After a few more meanderings we reached Donhead St Andrew. From here to Ludwell was pretty enough but perhaps the least satisfactory of the day, partly because there were a fair number of ascents and descents (with a particularly steep little descent in Milkwell) without the satisfaction of a good view from the top of the hills and partly because the instructions in the guidebook were less clear and just plain wrong in places (Ludwell Church was very definitely not visible as a landmark on our right-hand side). We were left wondering if the route (and map) had been altered but not the words in the book, or maybe Anthony Burton wrote this section up whilst thinking of a somewhere else.

We reached Ludwell and admired its curious two towered church - hence my certainty that this was not what we were looking towards previously! It started to rain a little more seriously, so after deciding that the farm shop was not hiding a cafe, and spotting the group of men in the distance, we took refuge in the Grove Arms. It was 3pm and they were just closing, but they very kindly served us orange juice and let us sit in a corner. The short rest was all I needed, and I felt much refreshed when we left 10 minutes or so later.

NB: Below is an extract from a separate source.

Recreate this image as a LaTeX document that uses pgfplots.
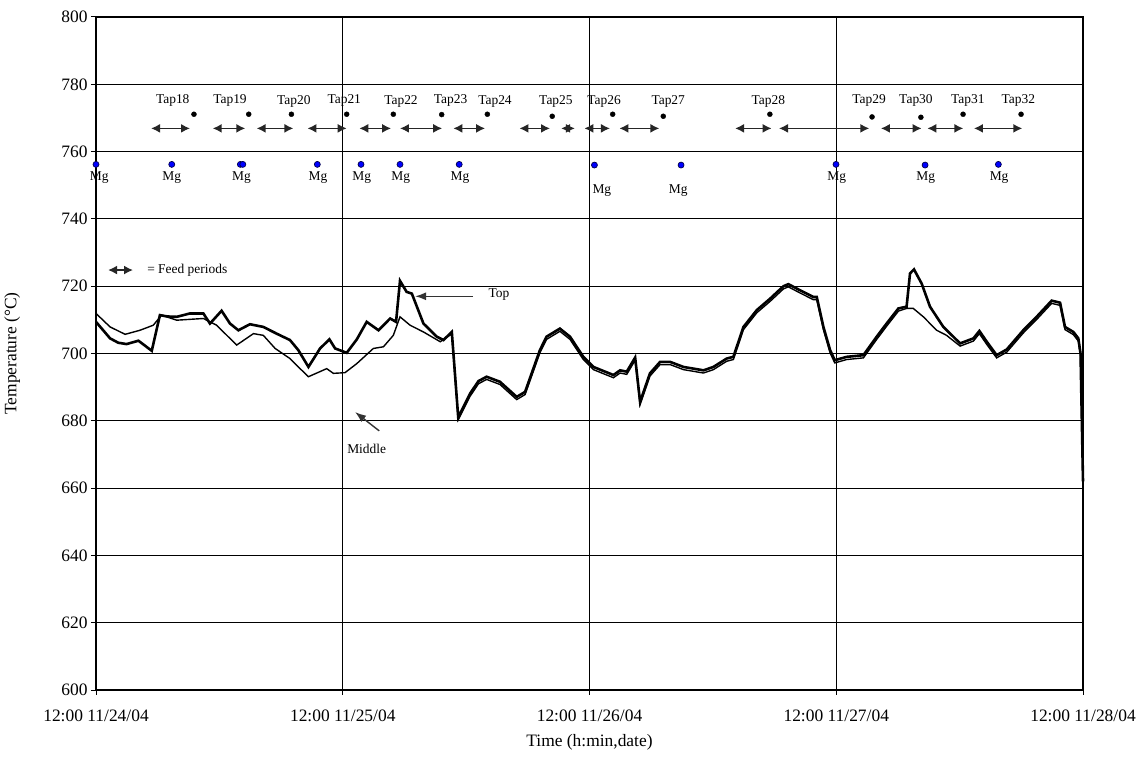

After some difficulty finding the right track, we left Ludwell by way of the watercress farm and climbed steadily, the only real difficulty being the stiles which didn't have cross bars perpendicular to the line of the fence or hedge, which made them very difficult for me to get over. We climbed up to Win Green and the views were superb; there is a car park at the top but we had got the views without cheating!

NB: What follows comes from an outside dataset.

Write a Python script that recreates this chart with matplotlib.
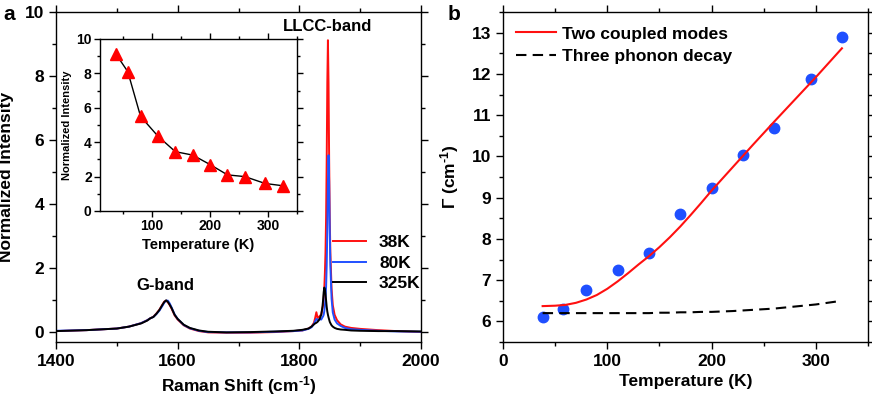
import numpy as np
import matplotlib
matplotlib.use('Agg')
from matplotlib import pyplot as plt
from matplotlib.ticker import MultipleLocator

plt.rcParams['font.family'] = ['Liberation Sans', 'DejaVu Sans']
plt.rcParams['font.weight'] = 'bold'
plt.rcParams['axes.labelweight'] = 'bold'
plt.rcParams['mathtext.fontset'] = 'custom'
plt.rcParams['mathtext.bf'] = 'Liberation Sans:bold'
plt.rcParams['mathtext.rm'] = 'Liberation Sans:bold'
plt.rcParams['mathtext.default'] = 'bf'

# --- panel a: Raman spectra (normalized to G-band) ---
wavenumber = [1400, 1450, 1500, 1520, 1540, 1550, 1555, 1560, 1565, 1570, 1575, 1578,
              1581, 1584, 1587, 1590, 1595, 1600, 1610, 1620, 1635, 1650, 1680, 1720,
              1760, 1790, 1805, 1815, 1820, 1824, 1826, 1828, 1830, 1833, 1836, 1838,
              1839, 1840, 1841, 1842, 1843, 1844, 1845, 1846, 1847, 1848, 1849, 1850,
              1851, 1853, 1855, 1858, 1862, 1868, 1875, 1885, 1900, 1930, 1960, 2000]
int_38K = [0.04, 0.07, 0.12, 0.18, 0.29, 0.38, 0.44, 0.49, 0.59, 0.71, 0.87, 0.96,
           0.99, 0.94, 0.85, 0.74, 0.53, 0.40, 0.22, 0.12, 0.04, 0.0, -0.01, -0.01,
           0.01, 0.04, 0.06, 0.12, 0.18, 0.30, 0.45, 0.63, 0.45, 0.50, 0.56, 0.75,
           0.85, 1.05, 1.36, 1.85, 2.50, 3.60, 5.40, 7.80, 9.12, 7.80, 5.40, 3.60,
           2.50, 1.36, 0.85, 0.55, 0.38, 0.25, 0.18, 0.14, 0.11, 0.07, 0.04, 0.01]
int_80K = [0.05, 0.07, 0.12, 0.18, 0.29, 0.38, 0.44, 0.48, 0.57, 0.68, 0.83, 0.93,
           0.99, 0.99, 0.90, 0.78, 0.56, 0.42, 0.23, 0.13, 0.05, 0.01, 0.0, 0.0,
           0.02, 0.04, 0.06, 0.11, 0.16, 0.26, 0.35, 0.42, 0.38, 0.42, 0.40, 0.47,
           0.50, 0.55, 0.66, 0.82, 1.05, 1.42, 2.10, 3.20, 4.70, 5.53, 4.70, 3.20,
           2.10, 1.05, 0.62, 0.40, 0.28, 0.20, 0.14, 0.10, 0.08, 0.05, 0.03, 0.02]
int_325K = [0.04, 0.07, 0.12, 0.18, 0.28, 0.37, 0.44, 0.48, 0.58, 0.70, 0.86, 0.95,
            1.0, 0.95, 0.86, 0.76, 0.55, 0.42, 0.24, 0.14, 0.06, 0.02, 0.0, 0.01,
            0.03, 0.05, 0.08, 0.12, 0.18, 0.25, 0.28, 0.30, 0.33, 0.40, 0.55, 0.80,
            1.00, 1.25, 1.40, 1.35, 1.20, 1.00, 0.80, 0.65, 0.55, 0.47, 0.40, 0.33,
            0.29, 0.22, 0.18, 0.14, 0.11, 0.09, 0.08, 0.06, 0.05, 0.04, 0.04, 0.03]
spectra_labels = ['38K', '80K', '325K']

# inset: LLCC-band intensity vs temperature
temps = [38, 58, 80, 110, 140, 170, 200, 230, 260, 295, 325]
llcc_intensity = [9.1, 8.1, 5.5, 4.35, 3.45, 3.25, 2.7, 2.1, 2.0, 1.6, 1.47]

# --- panel b: linewidth vs temperature ---
gamma = [6.1, 6.29, 6.75, 7.24, 7.65, 8.6, 9.24, 10.04, 10.7, 11.87, 12.9]
fit_T = [38, 50, 60, 70, 80, 90, 100, 110, 120, 130, 140, 150, 160, 170, 180,
         190, 200, 220, 240, 260, 280, 300, 325]
fit_coupled = [6.37, 6.38, 6.40, 6.45, 6.53, 6.64, 6.79, 6.97, 7.17, 7.38, 7.58,
               7.8, 8.04, 8.3, 8.58, 8.87, 9.17, 9.73, 10.29, 10.84, 11.38, 11.92, 12.62]
fit_three_phonon = [6.2, 6.2, 6.2, 6.2, 6.2, 6.2, 6.2, 6.2, 6.2, 6.2, 6.2,
                    6.21, 6.21, 6.22, 6.22, 6.23, 6.23, 6.25, 6.28, 6.31, 6.36, 6.41, 6.5]

W, H = 872, 397
fig = plt.figure(figsize=(W / 100, H / 100), dpi=100)


def frame(ax):
    ax.tick_params(which='both', direction='out', top=True, right=True, labelsize=12.5,
                   width=1)
    ax.tick_params(which='major', length=5)
    ax.tick_params(which='minor', length=3)
    for s in ax.spines.values():
        s.set_linewidth(1)


# panel a
ax1 = fig.add_axes([56 / W, 1 - 342 / H, 365 / W, 330 / H])
colors = ['#ff1010', '#2050ff', '#000000']
for y, c, lab in zip([int_38K, int_80K, int_325K], colors, spectra_labels):
    ax1.plot(wavenumber, y, color=c, lw=1.4, label=lab)
ax1.set_xlim(1400, 2000)
ax1.set_ylim(-0.3, 10)
ax1.xaxis.set_major_locator(MultipleLocator(200))
ax1.xaxis.set_minor_locator(MultipleLocator(100))
ax1.yaxis.set_major_locator(MultipleLocator(2))
ax1.yaxis.set_minor_locator(MultipleLocator(1))
frame(ax1)
ax1.set_xlabel(r'Raman Shift (cm$^{\text{-1}}$)', fontsize=12.5, labelpad=4)
ax1.set_ylabel('Normalized Intensity', fontsize=12.5, labelpad=8)
ax1.text(1847, 9.55, 'LLCC-band', ha='center', va='center', fontsize=12)
ax1.text(1579, 1.45, 'G-band', ha='center', va='center', fontsize=12)
ax1.legend(loc='center left', bbox_to_anchor=(0.759, 0.239), frameon=False,
           fontsize=12.5, handlelength=1.9, handletextpad=0.75, labelspacing=0.32,
           borderpad=0, borderaxespad=0)

# inset
axi = fig.add_axes([100 / W, 1 - 211 / H, 197 / W, 172 / H])
axi.plot(temps, llcc_intensity, color='black', lw=1, zorder=1)
axi.plot(temps, llcc_intensity, ls='none', marker='^', color='#ff0000', ms=8,
         mec='#ff0000', zorder=2)
axi.set_xlim(10, 350)
axi.set_ylim(0, 10)
axi.xaxis.set_major_locator(MultipleLocator(100))
axi.xaxis.set_minor_locator(MultipleLocator(50))
axi.yaxis.set_major_locator(MultipleLocator(2))
axi.yaxis.set_minor_locator(MultipleLocator(1))
frame(axi)
axi.tick_params(labelsize=10, pad=2)
axi.tick_params(which='major', length=4)
axi.tick_params(which='minor', length=2)
axi.set_xlabel('Temperature (K)', fontsize=10.5, labelpad=3)
axi.set_ylabel('Normalized Intensity', fontsize=8, labelpad=3)

# panel b
ax2 = fig.add_axes([503 / W, 1 - 342 / H, 365 / W, 330 / H])
ax2.plot(temps, gamma, ls='none', marker='o', color='#1f4fff', ms=7.5)
ax2.plot(fit_T, fit_coupled, color='#ff1010', lw=1.5, label='Two coupled modes')
ax2.plot(fit_T, fit_three_phonon, color='black', lw=1.5, dashes=(5, 3),
         label='Three phonon decay')
ax2.set_xlim(0, 350)
ax2.set_ylim(5.5, 13.5)
ax2.xaxis.set_major_locator(MultipleLocator(100))
ax2.xaxis.set_minor_locator(MultipleLocator(50))
ax2.yaxis.set_major_locator(MultipleLocator(1))
ax2.yaxis.set_minor_locator(MultipleLocator(0.5))
frame(ax2)
ax2.set_xlabel('Temperature (K)', fontsize=12.5, labelpad=4)
ax2.set_ylabel(r'Γ (cm$^{\text{-1}}$)', fontsize=12.5, labelpad=8)
ax2.legend(loc='center left', bbox_to_anchor=(0.036, 0.9),
           frameon=False, fontsize=12.5, handlelength=2.3, handletextpad=0.35,
           labelspacing=0.4, borderpad=0, borderaxespad=0)

fig.text(3 / W, 1 - 14 / H, 'a', fontsize=15, va='center', ha='left')
fig.text(448 / W, 1 - 15 / H, 'b', fontsize=15, va='center', ha='left')

fig.savefig('out.png', dpi=100)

We crossed the car park and continued on a grassy track the other side. The guidebook describes the landscape here as 'the sort of countryside any walker would be happy to roll up and take away for future use’ and I wouldn’t argue with that; it was glorious. There were wooded valleys in front of us and we soon started to descend steeply. We eventually reached the wooded valley bottom and followed this along a track. The route took us along ‘Ashcombe Bottom’, clearly game-bird shooting territory, with close-circuit television, presumably to deter those who hadn’t paid appropriately to shoot the game (and I discovered later that Ashcombe House used to be owned by Madonna).

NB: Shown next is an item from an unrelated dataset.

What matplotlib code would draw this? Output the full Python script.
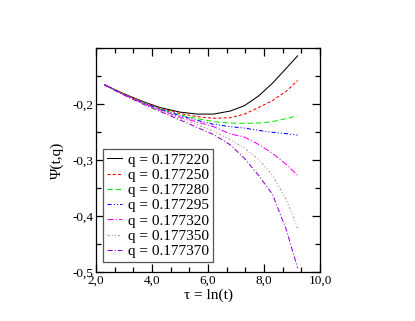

A Wessex Ridgeway sign with a direction indicator (wow! - we were getting closer to the Dorset boundary and things were set to improve) sent us left along a lovely green track which looped round to Tollard Royal. It’s a pretty village, though the village pond was disappointing. We took the road up by the war memorial, which climbed steeply, past Tollard Royal Church and King John’s House. Park Farm House was very easy to find, about half a mile above the village and Sarah welcomed us and showed us to a wonderful room. Her husband Jasper was out walking the dog.

In the evening we walked back down to Tollard Royal. It was a lovely moonlit night and we had an absolutely amazing meal at the King John Inn. Richard had duck, I had partridge - delicious. Richard had booked a table which was just as well; they were busy all evening and absolutely packed by the time we left to walk back up the hill to Park Farm. We had a brief chat with Jasper then went to our room where I spent 30 mins or so catching up with notes for this website before having another early night.